## WHAT IS BEING ASKED:
Retype every line from the start of the entries below down to the line with "minimum width=270pt, minimum", both ends included; skip the pictures.
### DATA SHOWN ###
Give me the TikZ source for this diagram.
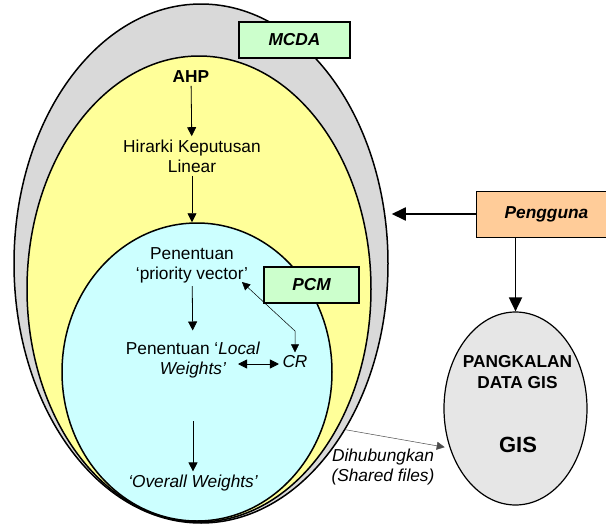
\documentclass[tikz,border=0pt]{standalone}
\usepackage{fontspec}
\setmainfont{Liberation Sans}
\usetikzlibrary{arrows.meta, positioning, shapes.geometric}
\definecolor{mcdagray}{RGB}{217,217,217}
\definecolor{ahpyellow}{RGB}{255,255,153}
\definecolor{pcmcyan}{RGB}{204,255,255}
\definecolor{taggreen}{RGB}{204,255,204}
\definecolor{userorange}{RGB}{255,204,153}
\definecolor{gisgray}{RGB}{230,230,230}

\begin{document}
\begin{tikzpicture}[
    x=1pt, y=-1pt,
    txt/.style={align=center, font=\fontsize{17.3}{19.8}\selectfont},
    txtbf/.style={align=center, font=\fontsize{17.3}{20.3}\selectfont\bfseries},
    txtit/.style={align=center, font=\fontsize{17.3}{19.5}\selectfont\itshape},
    layer/.style={draw, ellipse, line width=1.5pt, inner sep=0pt},
    tag/.style={draw, line width=2.2pt, fill=taggreen, inner sep=0pt, font=\fontsize{17.3}{19.8}\selectfont\bfseries\itshape},
    arrow/.style={-{Triangle[length=9pt, width=9pt]}, line width=0.8pt},
    thinarrow/.style={-{Triangle[length=8pt, width=8pt]}, line width=0.5pt},
    bigarrow/.style={-{Triangle[length=14pt, width=13pt]}, line width=1.8pt}
]
\useasboundingbox (0,0) rectangle (606,525);

% Lapisan MCDA / AHP / PCM
\node[layer, fill=mcdagray, minimum width=374pt, minimum height=519pt] (mcda) at (201,263.5) {};
\node[layer, fill=ahpyellow, minimum width=344pt, minimum height=466pt] (ahpell) at (199,289) {};
\node[layer, fill=pcmcyan, minimum width=270pt, minimum height=298pt] (pcm) at (197,372) {};

\node[tag, minimum width=111pt, minimum height=36pt] (mcdatag) at (294.5,40) {MCDA};
\node[tag, minimum width=95pt, minimum height=36pt] (pcmtag) at (311.5,285) {PCM};

% Langkah AHP
\node[txtbf] (ahp) at (191,76.5) {AHP};
\node[txt] (hirarki) at (192,156) {Hirarki Keputusan\\Linear};
\node[txt] (pv) at (192,265) {Penentuan\\‘priority vector’};
\node[txt] (lw) at (193,360) {Penentuan ‘\textit{Local}\\\textit{Weights’}};
\node[txtit] (cr) at (295,362) {CR};
\node[txtit] (ow) at (193,483) {‘Overall Weights’};

\draw[arrow] (ahp) -- (hirarki);
\draw[arrow] (hirarki) -- (hirarki |- pcm.north);
\draw[arrow, shorten >=8pt] (pv) -- (lw);
\draw[arrow, shorten <=40pt] (lw) -- (ow);

% CR
\coordinate (crbend) at (295,331);
\coordinate (pvend) at (242,282);
\coordinate (lwend) at (238,364);
\draw[thinarrow, {Triangle[length=8pt, width=8pt]}-{Triangle[length=8pt, width=8pt]}] (pvend) -- (crbend) -- (cr.north);
\draw[arrow, {Triangle[length=9pt, width=9pt]}-{Triangle[length=9pt, width=9pt]}] (lwend) -- (lwend -| cr.west);

% Pengguna dan GIS
\node[draw, fill=userorange, line width=0.8pt, minimum width=141pt, minimum height=46pt, txtbf, font=\fontsize{17.3}{19.8}\selectfont\bfseries\itshape] (pengguna) at (546.5,214) {Pengguna};
\node[layer, fill=gisgray, line width=1.2pt, minimum width=143pt, minimum height=193pt] (gisdb) at (515.5,408.5) {};
\node[txtbf] (gislabel) at (517.5,372) {PANGKALAN\\DATA GIS};
\node[font=\fontsize{22}{26}\selectfont\bfseries] (gisname) at (518,445) {GIS};

\draw[bigarrow, shorten >=3pt] (pengguna.west) -- (pengguna.west -| mcda.east);
\draw[bigarrow] (gisdb.north |- pengguna.south) -- (gisdb.north);

\draw[thinarrow, black!70, shorten >=5pt] (mcda.-49) -- (gisdb.211);
\node[txtit] (link) at (383,467) {Dihubungkan\\(Shared files)};

\end{tikzpicture}
\end{document}
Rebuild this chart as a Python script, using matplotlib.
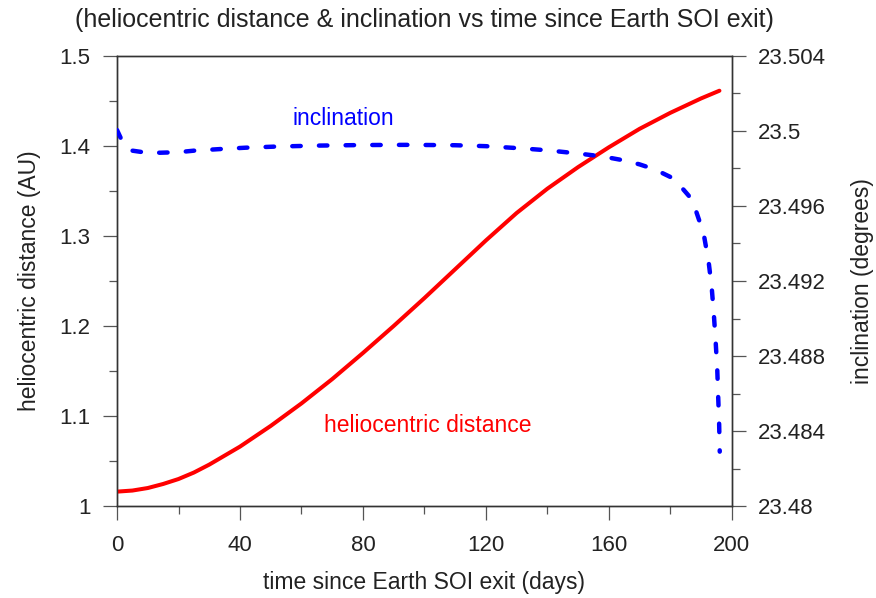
###
## RESPONSE:
Give me the TikZ source for this diagram.
\documentclass[tikz,border=0pt]{standalone}
\usepackage{fontspec}
\setmainfont{Liberation Sans}
\usetikzlibrary{arrows.meta, positioning, shapes.geometric}
\definecolor{mcdagray}{RGB}{217,217,217}
\definecolor{ahpyellow}{RGB}{255,255,153}
\definecolor{pcmcyan}{RGB}{204,255,255}
\definecolor{taggreen}{RGB}{204,255,204}
\definecolor{userorange}{RGB}{255,204,153}
\definecolor{gisgray}{RGB}{230,230,230}

\begin{document}
\begin{tikzpicture}[
    x=1pt, y=-1pt,
    txt/.style={align=center, font=\fontsize{17.3}{19.8}\selectfont},
    txtbf/.style={align=center, font=\fontsize{17.3}{20.3}\selectfont\bfseries},
    txtit/.style={align=center, font=\fontsize{17.3}{19.5}\selectfont\itshape},
    layer/.style={draw, ellipse, line width=1.5pt, inner sep=0pt},
    tag/.style={draw, line width=2.2pt, fill=taggreen, inner sep=0pt, font=\fontsize{17.3}{19.8}\selectfont\bfseries\itshape},
    arrow/.style={-{Triangle[length=9pt, width=9pt]}, line width=0.8pt},
    thinarrow/.style={-{Triangle[length=8pt, width=8pt]}, line width=0.5pt},
    bigarrow/.style={-{Triangle[length=14pt, width=13pt]}, line width=1.8pt}
]
\useasboundingbox (0,0) rectangle (606,525);

% Lapisan MCDA / AHP / PCM
\node[layer, fill=mcdagray, minimum width=374pt, minimum height=519pt] (mcda) at (201,263.5) {};
\node[layer, fill=ahpyellow, minimum width=344pt, minimum height=466pt] (ahpell) at (199,289) {};
\node[layer, fill=pcmcyan, minimum width=270pt, minimum height=298pt] (pcm) at (197,372) {};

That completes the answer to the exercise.